EXERCISE
Spot each line that carries the word "chart"; copy those lines.

========================================================================

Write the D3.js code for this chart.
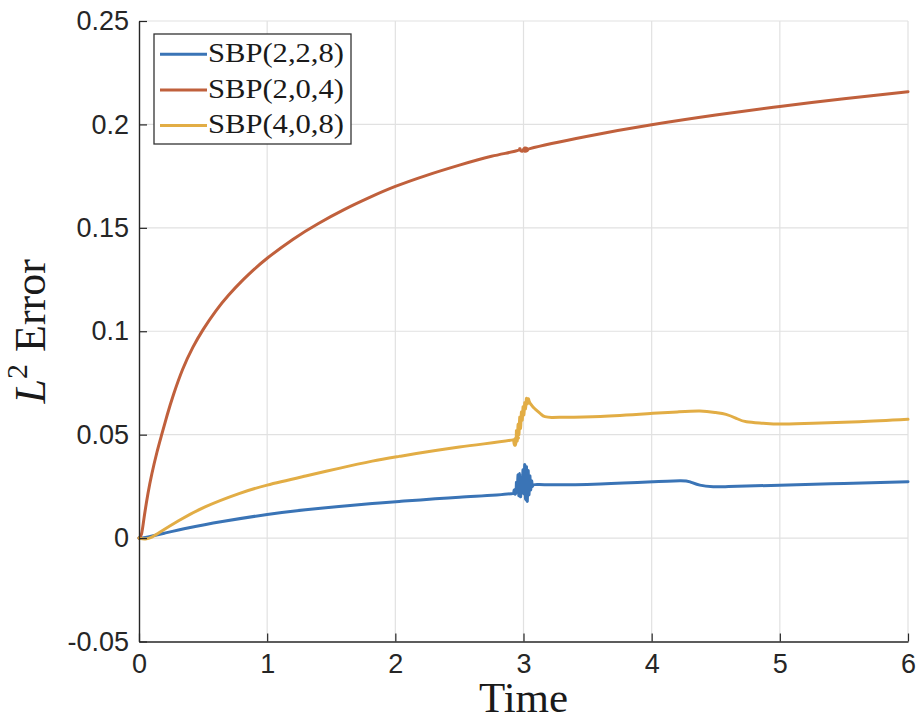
<!DOCTYPE html>
<html>
<head>
<meta charset="utf-8">
<script src="https://cdn.jsdelivr.net/npm/d3@7"></script>
<style>
  html, body { margin: 0; padding: 0; background: #fff; }
  svg { display: block; }
</style>
</head>
<body>
<svg id="chart" width="916" height="719"></svg>
<script>
// Axis ticks
const xTicks = [0, 1, 2, 3, 4, 5, 6];
const yTicks = [-0.05, 0, 0.05, 0.1, 0.15, 0.2, 0.25];
const yTickLabels = ["-0.05", "0", "0.05", "0.1", "0.15", "0.2", "0.25"];

// Series names (legend order)
const seriesNames = ["SBP(2,2,8)", "SBP(2,0,4)", "SBP(4,0,8)"];

// SBP(2,2,8)
const tBlue = [0, 0.05, 0.208, 0.39, 0.65, 1.0, 1.3, 1.56, 1.82, 2.03, 2.5, 2.925,
  2.932, 2.938, 2.945, 2.951, 2.958, 2.964, 2.971, 2.977, 2.984, 2.990, 2.997, 3.003,
  3.010, 3.016, 3.023, 3.029, 3.036, 3.042, 3.049, 3.055, 3.062, 3.068, 3.080,
  3.2, 3.6, 4.01, 4.22, 4.3, 4.376, 4.48, 4.6, 5.0, 5.5, 6.0];
const eBlue = [0, 0.0003, 0.0025, 0.0050, 0.0080, 0.0114, 0.0137, 0.0153, 0.0167, 0.0177, 0.0198, 0.0217,
  0.0235, 0.0215, 0.0270, 0.0225, 0.0305, 0.0205, 0.0312, 0.0200, 0.0290, 0.0240, 0.0330, 0.0215,
  0.0355, 0.0185, 0.0345, 0.0178, 0.0325, 0.0210, 0.0300, 0.0235, 0.0275, 0.0252, 0.0258,
  0.0258, 0.0262, 0.0272, 0.0277, 0.0272, 0.0256, 0.0248, 0.0249, 0.0256, 0.0264, 0.0272];

// SBP(2,0,4)
const tRed = [0, 0.02, 0.04, 0.07, 0.1, 0.14, 0.177, 0.22, 0.27, 0.34, 0.42, 0.5, 0.6, 0.7, 0.8, 0.9,
  1.0, 1.2, 1.4, 1.6, 1.8, 2.0, 2.25, 2.5, 2.75, 2.95, 2.97, 2.99, 3.01, 3.03, 3.05,
  3.5, 4.0, 4.5, 5.0, 5.5, 6.0];
const eRed = [0, 0.002, 0.010, 0.0215, 0.0310, 0.0415, 0.0500, 0.0595, 0.0695, 0.0815, 0.0922, 0.1008, 0.1099, 0.1175, 0.1241, 0.1300,
  0.1353, 0.1444, 0.1521, 0.1588, 0.1647, 0.1700, 0.1755, 0.1803, 0.1846, 0.1873, 0.1882, 0.1870, 0.1886, 0.1874, 0.1883,
  0.1943, 0.1998, 0.2045, 0.2087, 0.2124, 0.2158];

// SBP(4,0,8)
const tYellow = [0, 0.05, 0.1, 0.156, 0.312, 0.52, 0.78, 1.0, 1.3, 1.56, 1.82, 2.03, 2.5, 2.925,
  2.932, 2.938, 2.945, 2.951, 2.958, 2.964, 2.971, 2.977, 2.984, 2.990, 2.997, 3.003,
  3.010, 3.016, 3.023, 3.029, 3.036, 3.045, 3.060, 3.080, 3.100, 3.135, 3.167, 3.22, 3.28,
  3.6, 4.01, 4.2, 4.376, 4.5, 4.58, 4.66, 4.74, 4.87, 5.0, 5.26, 5.62, 6.0];
const eYellow = [0, -0.0004, 0.0005, 0.0026, 0.0085, 0.0152, 0.0215, 0.0256, 0.0300, 0.0337, 0.0372, 0.0395, 0.0440, 0.0476,
  0.0479, 0.0452, 0.0520, 0.0470, 0.0550, 0.0500, 0.0585, 0.0530, 0.0610, 0.0570, 0.0635, 0.0595,
  0.0655, 0.0625, 0.0675, 0.0650, 0.0672, 0.0660, 0.0645, 0.0630, 0.0619, 0.0600, 0.0587, 0.0583, 0.0584,
  0.0588, 0.0603, 0.0610, 0.0614, 0.0607, 0.0598, 0.0579, 0.0562, 0.0555, 0.0551, 0.0555, 0.0562, 0.0574];

const colors = ["#3a74b6", "#c0603c", "#e2ad45"];

const svg = d3.select("#chart");
const W = 916, H = 719;
const plot = { left: 139, right: 908, top: 21, bottom: 641.5 };

const x = d3.scaleLinear().domain([0, 6]).range([plot.left, plot.right]);
const y = d3.scaleLinear().domain([-0.05, 0.25]).range([plot.bottom, plot.top]);

svg.append("rect").attr("width", W).attr("height", H).attr("fill", "#fff");

// Grid
const grid = svg.append("g").attr("stroke", "#e1e1e1").attr("stroke-width", 1.2);
xTicks.filter(d => d > 0).forEach(d => {
  grid.append("line").attr("x1", x(d)).attr("x2", x(d)).attr("y1", plot.top).attr("y2", plot.bottom);
});
yTicks.filter(d => d > -0.05).forEach(d => {
  grid.append("line").attr("x1", plot.left).attr("x2", plot.right).attr("y1", y(d)).attr("y2", y(d));
});

// Series lines (natural cubic spline through the sampled errors)
const series = [
  { t: tBlue, e: eBlue, color: colors[0] },
  { t: tRed, e: eRed, color: colors[1] },
  { t: tYellow, e: eYellow, color: colors[2] }
];
const line = d3.line().x(d => x(d[0])).y(d => y(d[1])).curve(d3.curveNatural);
series.forEach(s => {
  svg.append("path")
    .datum(s.t.map((t, i) => [t, s.e[i]]))
    .attr("d", line)
    .attr("fill", "none")
    .attr("stroke", s.color)
    .attr("stroke-width", 3)
    .attr("stroke-linejoin", "round")
    .attr("stroke-linecap", "round");
});

// Axes
const tickFont = "'Liberation Sans', Arial, Helvetica, sans-serif";
const xAxis = d3.axisBottom(x).tickValues(xTicks).tickFormat(d => String(d))
  .tickSizeInner(-8).tickSizeOuter(0).tickPadding(12);
const gx = svg.append("g").attr("transform", `translate(0,${plot.bottom})`).call(xAxis);

const yAxis = d3.axisLeft(y).tickValues(yTicks).tickFormat((d, i) => yTickLabels[i])
  .tickSizeInner(-8).tickSizeOuter(0).tickPadding(10);
const gy = svg.append("g").attr("transform", `translate(${plot.left},0)`).call(yAxis);

[gx, gy].forEach(g => {
  g.select(".domain").attr("stroke", "#262626").attr("stroke-width", 1.4);
  g.selectAll(".tick line").attr("stroke", "#262626").attr("stroke-width", 1.2);
  g.selectAll(".tick text")
    .attr("fill", "#262626")
    .style("font-family", tickFont)
    .style("font-size", "27px");
});

// Axis titles
const serif = "'Liberation Serif', 'DejaVu Serif', Times, serif";
svg.append("text")
  .attr("x", (plot.left + plot.right) / 2)
  .attr("y", 712)
  .attr("text-anchor", "middle")
  .style("font-family", serif)
  .style("font-size", "43px")
  .attr("fill", "#1a1a1a")
  .text("Time");

const yl = svg.append("text")
  .attr("transform", `translate(45,${(plot.top + plot.bottom) / 2}) rotate(-90)`)
  .attr("text-anchor", "middle")
  .style("font-family", serif)
  .style("font-size", "44px")
  .attr("fill", "#1a1a1a");
yl.append("tspan").style("font-style", "italic").text("L");
yl.append("tspan").attr("dy", -18).style("font-size", "30px").text("2");
yl.append("tspan").attr("dy", 18).attr("dx", 12).text("Error");

// Legend
const lg = svg.append("g");
lg.append("rect")
  .attr("x", 154).attr("y", 34).attr("width", 197).attr("height", 110)
  .attr("fill", "#fff").attr("stroke", "#333").attr("stroke-width", 1.3);
const rowY = [54.3, 90, 125.5];
seriesNames.forEach((name, i) => {
  lg.append("line")
    .attr("x1", 160).attr("x2", 207).attr("y1", rowY[i]).attr("y2", rowY[i])
    .attr("stroke", colors[i]).attr("stroke-width", 3);
  lg.append("text")
    .attr("x", 208).attr("y", rowY[i] + 7.5)
    .attr("textLength", 136).attr("lengthAdjust", "spacingAndGlyphs")
    .style("font-family", serif)
    .style("font-size", "28px")
    .attr("fill", "#1a1a1a")
    .text(name);
});
</script>
</body>
</html>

========================================================================

WRITTEN RESPONSE
Write the D3.js code for this chart.
<svg id="chart" width="916" height="719"></svg>
const svg = d3.select("#chart");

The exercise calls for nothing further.